Outline Parent Communication Plans
Today’s parents are used to communicating with their child at the touch of a button and are understandably nervous about sending their kids off to camp, a place where their children are not immediately accessible (especially since many camps have a strict no-technology policy). To address these fears, set expectations about how often and through which means parents will be able to communicate with their kids, whether it’s a weekly phone call or via good ol’ fashioned letter writing. It’s also important to let parents know how they will be contacted and how they can best contact camp, should a true emergency arise.
Share Photos on Private Social Media Pages
Although parents may not be able to communicate with their children directly, it can help ease their fears by regularly posting photos of camp life to a private social media page, such as a private Facebook group set up for camp parents. When parents are able to see what their kids are up to at camp—and just how much fun they’re having—it will go a long way toward easing their anxiety.
Let Parents See Camp Before It Starts
Every parent can relate to how hard it is to hand your child over to a group of strangers. But giving them to professionals that feel like friends? Much easier! By welcoming parents onto campus before the session starts, they’ll get a chance to meet and connect with the staff, who will, in turn, get the opportunity to build trust with the parents; a win-win situation all around.
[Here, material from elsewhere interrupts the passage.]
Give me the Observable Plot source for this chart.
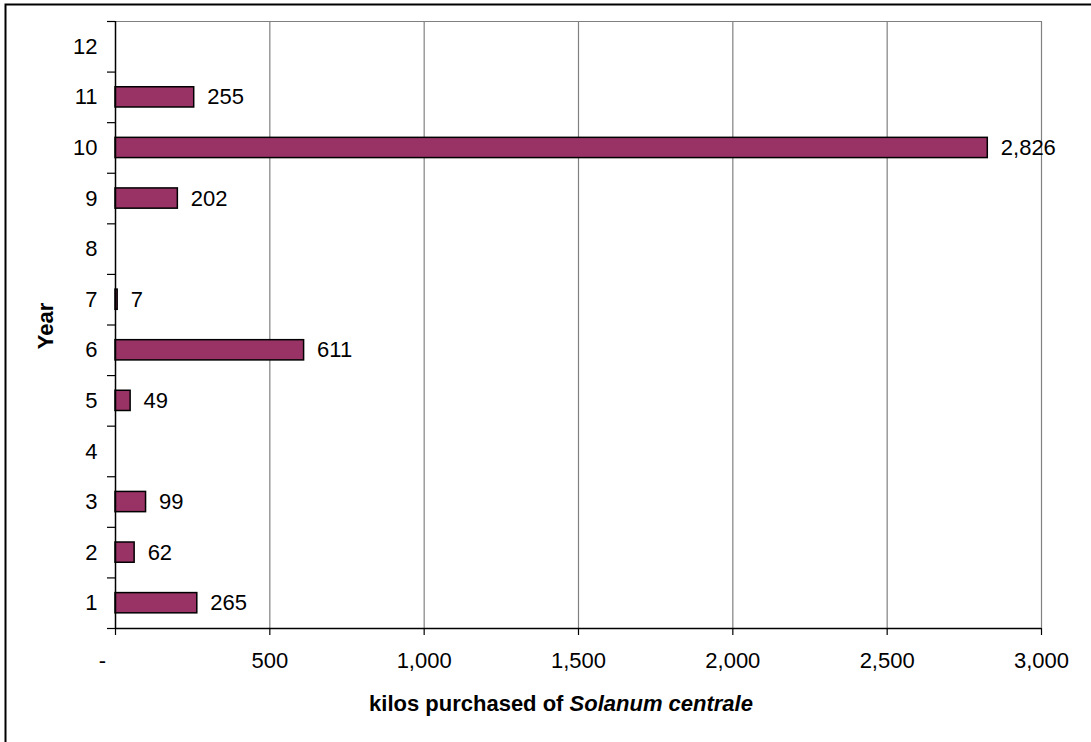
<!DOCTYPE html>
<html>
<head>
<meta charset="utf-8">
<script src="https://cdn.jsdelivr.net/npm/d3@7"></script>
<script src="https://cdn.jsdelivr.net/npm/@observablehq/plot@0.6"></script>
<style>
  html, body { margin: 0; padding: 0; background: #fff; }
  #chart svg { display: block; font-family: "Liberation Sans", Arial, sans-serif; }
</style>
</head>
<body>
<div id="chart"></div>
<script>
const years = [1, 2, 3, 4, 5, 6, 7, 8, 9, 10, 11, 12];
const kilos = [265, 62, 99, null, 49, 611, 7, null, 202, 2826, 255, null];
const xTicks = [0, 500, 1000, 1500, 2000, 2500, 3000];
const xTitleNormal = "kilos purchased of ";
const xTitleItalic = "Solanum centrale";
const yTitle = "Year";

const data = years.map((y, i) => ({year: y, kilos: kilos[i]})).filter(d => d.kilos != null);
const boundaries = [0, ...years].map(y => y + 0.5);
const fmt = d3.format(",");
const FS = 22;

const chart = Plot.plot({
  width: 1091,
  height: 742,
  marginLeft: 115,
  marginRight: 50,
  marginTop: 21,
  marginBottom: 114,
  style: {fontSize: FS + "px", fontFamily: "'Liberation Sans', Arial, sans-serif", color: "#000", background: "#fff"},
  x: {domain: [0, 3000]},
  y: {domain: [0.5, 12.5]},
  marks: [
    Plot.ruleX(xTicks.slice(1), {stroke: "#808080", strokeWidth: 1.2, strokeOpacity: 1}),
    Plot.ruleY([12.5], {stroke: "#808080", strokeWidth: 1.2, strokeOpacity: 1}),
    Plot.rectX(data, {
      x1: 0,
      x2: "kilos",
      y1: d => d.year - 0.2,
      y2: d => d.year + 0.2,
      fill: "#993366",
      stroke: "#000",
      strokeWidth: 1.5
    }),
    Plot.text(data, {
      x: "kilos",
      y: "year",
      text: d => fmt(d.kilos),
      textAnchor: "start",
      dx: 13,
      fontSize: FS,
      fill: "#000"
    }),
    Plot.ruleX([0], {stroke: "#000", strokeWidth: 1.5}),
    Plot.ruleY([0.5], {stroke: "#000", strokeWidth: 1.5}),
    Plot.axisX(xTicks, {tickSize: 7, tickPadding: 17, fontSize: FS, tickFormat: d => d === 0 ? "" : fmt(d), label: null, stroke: "#000", strokeWidth: 1.2}),
    Plot.axisX([0], {tickSize: 0, tickPadding: 24, fontSize: FS, tickFormat: () => "-", label: null, dx: -13}),
    Plot.axisY(years, {tickSize: 0, tickPadding: 18, fontSize: FS, tickFormat: d => String(d), label: null}),
    Plot.axisY(boundaries, {tickSize: 8, tickFormat: () => "", label: null, stroke: "#000", strokeWidth: 1.2})
  ]
});

const svg = d3.select(chart);
// outer chart border
svg.insert("rect", ":first-child")
  .attr("x", 5.5).attr("y", 4.5)
  .attr("width", 3000).attr("height", 3000)
  .attr("fill", "none").attr("stroke", "#000").attr("stroke-width", 2);

// x-axis title with italic species name
const xt = svg.append("text")
  .attr("x", 561).attr("y", 711)
  .attr("text-anchor", "middle")
  .attr("font-size", FS).attr("font-weight", "bold").attr("fill", "#000");
xt.append("tspan").text(xTitleNormal);
xt.append("tspan").attr("font-style", "italic").text(xTitleItalic);

// y-axis title
svg.append("text")
  .attr("transform", "translate(53,326) rotate(-90)")
  .attr("text-anchor", "middle")
  .attr("font-size", FS).attr("font-weight", "bold").attr("fill", "#000")
  .text(yTitle);

document.getElementById("chart").appendChild(chart);
</script>
</body>
</html>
Connect New Parents With Seasoned Vets
Parents sending their kids off to camp for the first time can be comforted by meeting the parents of kids that have attended camp in the past. Hearing the positive stories and glowing word-of-mouth reviews from veteran parents is often all first-time parents need to feel good about leaving their kids in the capable hands of your staff. Whether you facilitate this connection during a camp open house or compile a list of veteran parents who are happy to chat with nervous newbies, helping parents of new campers forge bonds with experienced camp parents will go a long way toward easing anxieties.
Address Parent Fears
Studies show that parents worry about a number of things when sending their kids off to camp, including issues like camper safety. By addressing these fears in pre-camp communication and at orientation, you’ll show parents that you are aware of their fears and you’re actively addressing them at camp. Knowing that the things they worry about are things every camp parent has worried about in the past—and that you and your staff know how to deal with the things they fear—will set their worries at ease.
Make Camp Policies Accessible
Parents may worry about how the camp will respond should the unexpected happen, like an outbreak of illness or a natural disaster. Sharing all camp policies, including policies around how your camp will respond in emergency situations, will demonstrate to anxious parents that you have thought of and are prepared to respond to any unexpected emergencies that may arise while their child is there.